A partir da década de 1910 os setores têxtil e, sobretudo, moveleiro, passaram a concentrar a maioria dos trabalhadores industriais no entorno da Rua Marechal Deodoro, em São Bernardo. No ano de  1910, surgiu a pioneira e seminal fábrica de móveis de João Basso, que chegou a empregar 90 operários, e, no ano seguinte, nasceu a Tecelagem de Seda Villa de S. Bernardo, também empregando grande quantidade de funcionários, As fotografias da época mostram que o trabalho infantil continua presente, principalmente nas fábricas de móveis,  mas em proporção bem menor do que nas fábricas de charuto.  A maior parte do operariado das primeiras décadas do século XX, na região da atual São Bernardo do Campo,  pertencia a famílias de pequenos proprietários rurais imigrantes, às quais eventualmente  ajudavam na composição da renda doméstica. Esta dinâmica existiu na cidade pelo menos até a década de 1940, com predominância de mulheres trabalhando em tecelagens e homens em fábricas de móveis. 

 

Imagem: Funcionários da Fábrica de Móveis de  João Basso. Década de 1920.

 

Notas

(1) Cf. Jornal “Cf. Jornal “A Província de S. Paulo”, 19 de maio de 1875, p. 3 e 24 de agosto de 1875. p.3. Jornal “A Província de S. Paulo”, 9 de março de 1878, p. 2.

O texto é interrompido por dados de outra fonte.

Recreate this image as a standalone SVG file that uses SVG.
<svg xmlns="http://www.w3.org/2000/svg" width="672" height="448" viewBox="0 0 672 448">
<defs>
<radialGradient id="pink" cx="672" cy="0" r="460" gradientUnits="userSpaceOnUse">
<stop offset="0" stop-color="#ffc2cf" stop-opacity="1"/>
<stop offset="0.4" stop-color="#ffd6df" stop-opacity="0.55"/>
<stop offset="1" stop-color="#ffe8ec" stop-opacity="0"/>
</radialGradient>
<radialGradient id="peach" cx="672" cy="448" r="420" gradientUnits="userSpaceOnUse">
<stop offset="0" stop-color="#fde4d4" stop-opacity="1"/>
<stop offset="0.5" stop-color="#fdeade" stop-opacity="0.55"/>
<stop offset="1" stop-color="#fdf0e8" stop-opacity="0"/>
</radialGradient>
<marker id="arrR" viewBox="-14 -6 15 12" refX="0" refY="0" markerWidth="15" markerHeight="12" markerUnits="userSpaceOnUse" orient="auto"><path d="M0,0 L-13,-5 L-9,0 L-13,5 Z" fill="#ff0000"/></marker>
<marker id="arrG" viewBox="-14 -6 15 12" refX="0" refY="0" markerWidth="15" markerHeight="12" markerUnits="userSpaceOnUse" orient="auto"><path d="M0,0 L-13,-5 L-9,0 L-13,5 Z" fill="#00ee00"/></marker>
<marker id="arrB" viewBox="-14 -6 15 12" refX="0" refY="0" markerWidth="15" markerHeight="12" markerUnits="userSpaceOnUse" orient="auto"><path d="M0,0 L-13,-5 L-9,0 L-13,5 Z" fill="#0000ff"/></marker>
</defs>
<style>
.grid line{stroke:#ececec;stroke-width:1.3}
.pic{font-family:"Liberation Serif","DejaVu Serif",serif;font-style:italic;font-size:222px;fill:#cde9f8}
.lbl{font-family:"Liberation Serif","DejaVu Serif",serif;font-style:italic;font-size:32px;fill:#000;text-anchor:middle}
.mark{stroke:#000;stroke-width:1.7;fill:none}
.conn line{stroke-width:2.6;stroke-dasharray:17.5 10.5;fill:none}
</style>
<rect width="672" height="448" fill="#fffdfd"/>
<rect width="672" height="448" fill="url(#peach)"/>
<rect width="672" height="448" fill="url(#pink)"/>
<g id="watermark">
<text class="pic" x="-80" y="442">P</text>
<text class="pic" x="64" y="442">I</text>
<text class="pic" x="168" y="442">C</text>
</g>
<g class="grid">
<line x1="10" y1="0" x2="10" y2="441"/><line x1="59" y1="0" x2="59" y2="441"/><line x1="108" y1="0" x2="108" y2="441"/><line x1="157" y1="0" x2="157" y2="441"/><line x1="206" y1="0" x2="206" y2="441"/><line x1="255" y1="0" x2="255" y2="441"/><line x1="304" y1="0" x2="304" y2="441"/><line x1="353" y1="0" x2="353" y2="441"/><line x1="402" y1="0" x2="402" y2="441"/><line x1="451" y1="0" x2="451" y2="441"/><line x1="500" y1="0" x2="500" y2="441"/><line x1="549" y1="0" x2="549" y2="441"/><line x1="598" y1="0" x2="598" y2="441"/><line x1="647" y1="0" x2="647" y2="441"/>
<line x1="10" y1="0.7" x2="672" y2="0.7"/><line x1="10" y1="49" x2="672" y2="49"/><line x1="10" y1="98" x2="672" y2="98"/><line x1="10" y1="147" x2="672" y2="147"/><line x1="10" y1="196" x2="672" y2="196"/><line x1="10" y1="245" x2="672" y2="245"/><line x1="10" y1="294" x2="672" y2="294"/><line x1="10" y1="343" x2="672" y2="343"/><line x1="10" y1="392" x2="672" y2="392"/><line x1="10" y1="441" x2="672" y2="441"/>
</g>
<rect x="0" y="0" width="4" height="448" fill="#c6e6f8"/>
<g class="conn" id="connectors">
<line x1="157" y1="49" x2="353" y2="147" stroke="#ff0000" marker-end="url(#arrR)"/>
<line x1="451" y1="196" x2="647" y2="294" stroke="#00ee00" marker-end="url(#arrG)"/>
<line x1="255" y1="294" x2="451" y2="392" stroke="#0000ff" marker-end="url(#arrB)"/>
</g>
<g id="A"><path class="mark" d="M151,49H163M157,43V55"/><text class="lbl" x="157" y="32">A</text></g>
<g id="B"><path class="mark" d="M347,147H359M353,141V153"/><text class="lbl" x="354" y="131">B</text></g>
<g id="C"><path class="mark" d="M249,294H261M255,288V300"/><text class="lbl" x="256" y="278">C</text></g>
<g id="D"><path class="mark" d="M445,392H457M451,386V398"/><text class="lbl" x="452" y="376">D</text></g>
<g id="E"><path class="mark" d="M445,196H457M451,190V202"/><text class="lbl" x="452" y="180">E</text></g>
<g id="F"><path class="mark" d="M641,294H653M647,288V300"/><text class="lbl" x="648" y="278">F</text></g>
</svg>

(2) Jornal “O Estado de São Paulo”, 22/11/1895   

(3) Jornal “Correio Paulsitano”, 5/1/1905, p.2.

(4) Cf. Jornal “O comércio de São Paulo”, 17 de novembro de 1899. P2. Esta fábrica começou a funcionar em 1891 (Cf. “O Estado de São Paulo”, 6 de setembro de 1896, p.1) e, em 1895 , quando ainda pertencia a seu fundador, Frederico Kowarick – o mesmo que alguns anos depois fundaria o lanifício Kowarick -, foi à falência (Cf. Jornal “O Democrata” , 30 de abril de 1895), sendo posteriormente adquirida por Silva, Seabra & Comp. e reaberta.

(5) Cf. Ibidem.

(6) Cf. Jornal “O Estado de São Pàulo “.  09/07/1900. p.1.

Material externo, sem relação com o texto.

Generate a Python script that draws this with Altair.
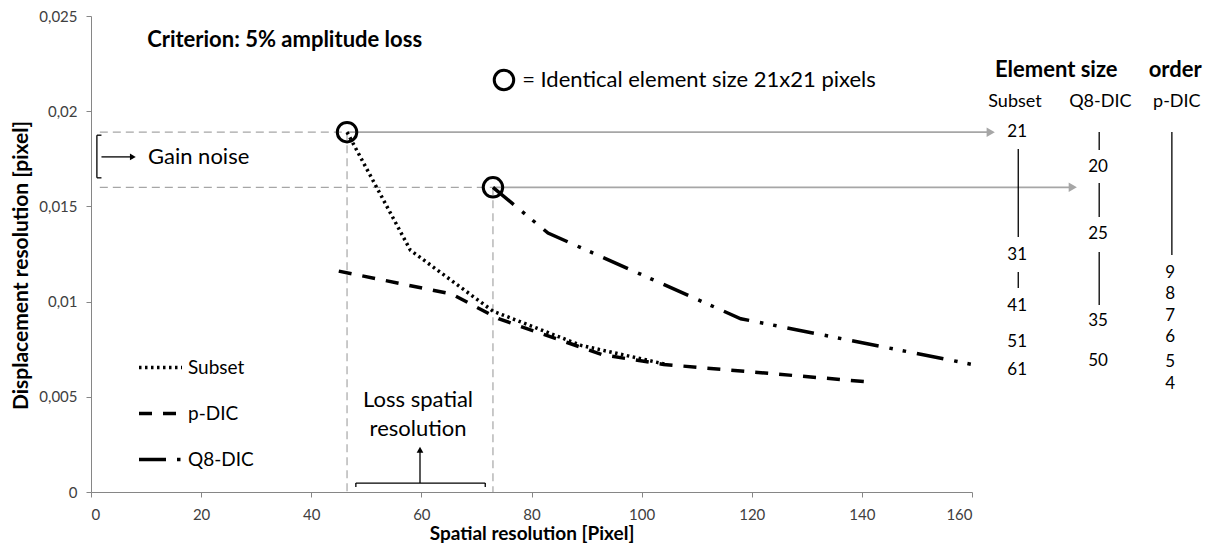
import altair as alt
import pandas as pd

# ---------------- data ----------------
subset_x = [46.5, 58, 73, 89, 104.5]
subset_y = [0.0189, 0.0127, 0.0095, 0.0077, 0.0067]
pdic_x = [45, 65.5, 74, 93, 104, 140.5]
pdic_y = [0.0116, 0.0104, 0.0091, 0.0072, 0.0067, 0.0058]
q8_x = [73, 83, 118, 160]
q8_y = [0.0160, 0.0136, 0.0091, 0.0067]

series_names = ["Subset", "p-DIC", "Q8-DIC"]

subset_sizes = ["21", "31", "41", "51", "61"]
q8_sizes = ["20", "25", "35", "50"]
pdic_orders = ["9", "8", "7", "6", "5", "4"]

x_ticks = [0, 20, 40, 60, 80, 100, 120, 140, 160]
y_ticks = [0, 0.005, 0.01, 0.015, 0.02, 0.025]

FONT = "Lato"
GRAY = "#a6a6a6"
AXIS_GRAY = "#868686"

# ---------------- tables ----------------
rows = []
for name, xs_, ys_ in [("Subset", subset_x, subset_y), ("p-DIC", pdic_x, pdic_y), ("Q8-DIC", q8_x, q8_y)]:
    for i, (a, b) in enumerate(zip(xs_, ys_)):
        rows.append({"series": name, "x": a, "y": b, "i": i})
curves = pd.DataFrame(rows)

xs = alt.Scale(domain=[0, 160], nice=False, zero=False)
ys = alt.Scale(domain=[0, 0.025], nice=False, zero=False)

X = lambda f="x": alt.X(f, type="quantitative", scale=xs)
Y = lambda f="y": alt.Y(f, type="quantitative", scale=ys)

base_axes = alt.Chart(pd.DataFrame({"x": [0], "y": [0]})).mark_point(opacity=0).encode(
    x=alt.X("x:Q", scale=xs, axis=alt.Axis(
        values=x_ticks, title="Spatial resolution [Pixel]", grid=False,
        domainColor=AXIS_GRAY, tickColor=AXIS_GRAY, tickSize=5,
        labelFont=FONT, labelFontSize=15, labelColor="#404040", labelPadding=10,
        titleFont=FONT, titleFontSize=19, titleFontWeight="bold", titleColor="black",
        titleY=41, titleBaseline="middle")),
    y=alt.Y("y:Q", scale=ys, axis=alt.Axis(
        values=y_ticks, title="Displacement resolution [pixel]", grid=False,
        domainColor=AXIS_GRAY, tickColor=AXIS_GRAY, tickSize=5,
        labelFont=FONT, labelFontSize=15, labelColor="#404040", labelPadding=9,
        labelExpr="replace(format(datum.value, '~g'), '.', ',')",
        titleFont=FONT, titleFontSize=21, titleFontWeight="bold", titleColor="black",
        titleX=-70, titleY=249, titleAngle=270, titleBaseline="middle", titleAlign="center")),
)

# gray guide lines
p1x, p1y = subset_x[0], subset_y[0]
p2x, p2y = q8_x[0], q8_y[0]
dashed_guides = pd.DataFrame([
    {"x": 1.6, "x2": p1x, "y": p1y, "y2": p1y},
    {"x": 1.6, "x2": p2x, "y": p2y, "y2": p2y},
    {"x": p1x, "x2": p1x, "y": p1y, "y2": 0},
    {"x": p2x, "x2": p2x, "y": p2y, "y2": 0},
])
solid_guides = pd.DataFrame([
    {"x": p1x, "x2": 163.4, "y": p1y},
    {"x": p2x, "x2": 178.3, "y": p2y},
])
g_dash = alt.Chart(dashed_guides).mark_rule(color=GRAY, strokeWidth=1.2, strokeDash=[8, 5]).encode(
    x=X(), x2="x2", y=Y(), y2="y2")
g_solid = alt.Chart(solid_guides).mark_rule(color=GRAY, strokeWidth=1.8).encode(x=X(), x2="x2", y=Y())
g_head = alt.Chart(solid_guides).mark_point(shape="triangle-right", filled=True, color=GRAY, size=90, opacity=1).encode(
    x=X("x2"), y=Y())

# curves
lines = alt.Chart(curves).mark_line(color="black", strokeWidth=3.5, strokeCap="butt", clip=False).encode(
    x=X(), y=Y(), order="i:Q",
    strokeDash=alt.StrokeDash("series:N",
        scale=alt.Scale(domain=series_names, range=[[2.5, 3.5], [13, 11], [27, 11, 3.5, 10, 3.5, 11]]),
        sort=series_names,
        legend=alt.Legend(orient="none", legendX=46, legendY=328, title=None,
                          symbolType="stroke", symbolSize=1849, symbolStrokeWidth=3.5,
                          symbolStrokeColor="black", labelFont=FONT, labelFontSize=19,
                          labelColor="black", labelOffset=4, rowPadding=12, padding=0)),
)

circles = alt.Chart(pd.DataFrame({"x": [p1x, p2x, 75.0], "y": [p1y, p2y, 0.02164]})).mark_point(
    shape="circle", filled=False, color="black", strokeWidth=3, size=380, opacity=1).encode(x=X(), y=Y())

# texts
def txt(df, size, weight="normal", align="left"):
    return alt.Chart(pd.DataFrame(df)).mark_text(
        font=FONT, fontSize=size, fontWeight=weight, align=align, baseline="middle", color="black").encode(
        x=X(), y=Y(), text="t:N")

t_title = txt({"x": [10.2], "y": [0.02374], "t": ["Criterion: 5% amplitude loss"]}, 22, "bold")
t_circle = txt({"x": [78.3], "y": [0.02164], "t": ["= Identical element size 21x21 pixels"]}, 22)
t_head = txt({"x": [175.3, 196.9], "y": [0.02216, 0.02216], "t": ["Element size", "order"]}, 22, "bold", "center")
t_cols = txt({"x": [167.8, 183.3, 197.2], "y": [0.02048] * 3, "t": ["Subset", "Q8-DIC", "p-DIC"]}, 18, "normal", "center")
t_sub = txt({"x": [168.2] * 5, "y": [0.01891, 0.01245, 0.00977, 0.00788, 0.00641], "t": subset_sizes}, 17, "normal", "center")
t_q8 = txt({"x": [182.9] * 4, "y": [0.01707, 0.01355, 0.00898, 0.00688], "t": q8_sizes}, 17, "normal", "center")
t_pd = txt({"x": [196.0] * 6, "y": [0.0115, 0.0104, 0.00924, 0.00814, 0.00683, 0.00567], "t": pdic_orders}, 17, "normal", "center")
t_gain = txt({"x": [10.35], "y": [0.0176], "t": ["Gain noise"]}, 22)
t_loss = txt({"x": [59.4, 59.4], "y": [0.00483, 0.00331], "t": ["Loss spatial", "resolution"]}, 22, "normal", "center")

# black annotation rules
black_rules = pd.DataFrame([
    # column separators
    {"x": 168.4, "x2": 168.4, "y": 0.01801, "y2": 0.01339},
    {"x": 168.4, "x2": 168.4, "y": 0.01155, "y2": 0.01071},
    {"x": 183.1, "x2": 183.1, "y": 0.01891, "y2": 0.01796},
    {"x": 183.1, "x2": 183.1, "y": 0.01623, "y2": 0.01444},
    {"x": 183.1, "x2": 183.1, "y": 0.01261, "y2": 0.00982},
    {"x": 196.3, "x2": 196.3, "y": 0.01891, "y2": 0.01245},
    # gain-noise bracket
    {"x": 1.07, "x2": 1.07, "y": 0.01874, "y2": 0.0165},
    {"x": 1.07, "x2": 1.9, "y": 0.01874, "y2": 0.01874},
    {"x": 1.07, "x2": 1.9, "y": 0.0165, "y2": 0.0165},
    {"x": 1.9, "x2": 7.3, "y": 0.0176, "y2": 0.0176},
    # loss bracket
    {"x": 48.1, "x2": 71.6, "y": 0.00047, "y2": 0.00047},
    {"x": 48.1, "x2": 48.1, "y": 0.00047, "y2": 0.00026},
    {"x": 71.6, "x2": 71.6, "y": 0.00047, "y2": 0.00026},
    {"x": 59.75, "x2": 59.75, "y": 0.00047, "y2": 0.00212},
])
b_rules = alt.Chart(black_rules).mark_rule(color="black", strokeWidth=1.3).encode(x=X(), x2="x2", y=Y(), y2="y2")
heads = pd.DataFrame([
    {"x": 7.6, "y": 0.0176, "s": "triangle-right"},
    {"x": 59.75, "y": 0.00222, "s": "triangle-up"},
])
b_heads = alt.Chart(heads).mark_point(filled=True, color="black", size=45, opacity=1).encode(
    x=X(), y=Y(), shape=alt.Shape("s:N", scale=None, legend=None))

chart = alt.layer(
    base_axes, g_dash, g_solid, g_head, lines, circles,
    t_title, t_circle, t_head, t_cols, t_sub, t_q8, t_pd, t_gain, t_loss,
    b_rules, b_heads,
).properties(
    width=881, height=476,
    autosize=alt.AutoSizeParams(type="none"),
    padding={"left": 83, "top": 8, "right": 233, "bottom": 53},
).configure(background="white").configure_view(stroke=None)

chart.save("out.html", embed_options={"renderer": "svg", "actions": False})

(7) Cf. Atas da Câmara Municipal de São Bernardo. 15/02/1902. Acervo: Museu de Santo André .

(8) Cf. O comércio de São Paulo, 20/3/1906 p.2.  e 3/4/1906, p.4

(9) Cf. Medici, Ademir e Pinheiro, Suely. O 1º de maio e os principais momentos da luta sindical em São Bernardo. São Bernardo do Campo: PMSBC, 1990. p. 19-28.

(10) Cf. Em meio a este conjunto de paralisações apareceu o primeiro registro direto  de participação de empregados da indústria moveleira da atual São Bernardo do Campo em uma greve. Trata-se dos operários da  fábrica de João Basso, a qual, em 1919,  esteve parada e voltou a funcionar após aceitação das demandas trabalhistas. Cf. O Combate, 16/5/1919. p1.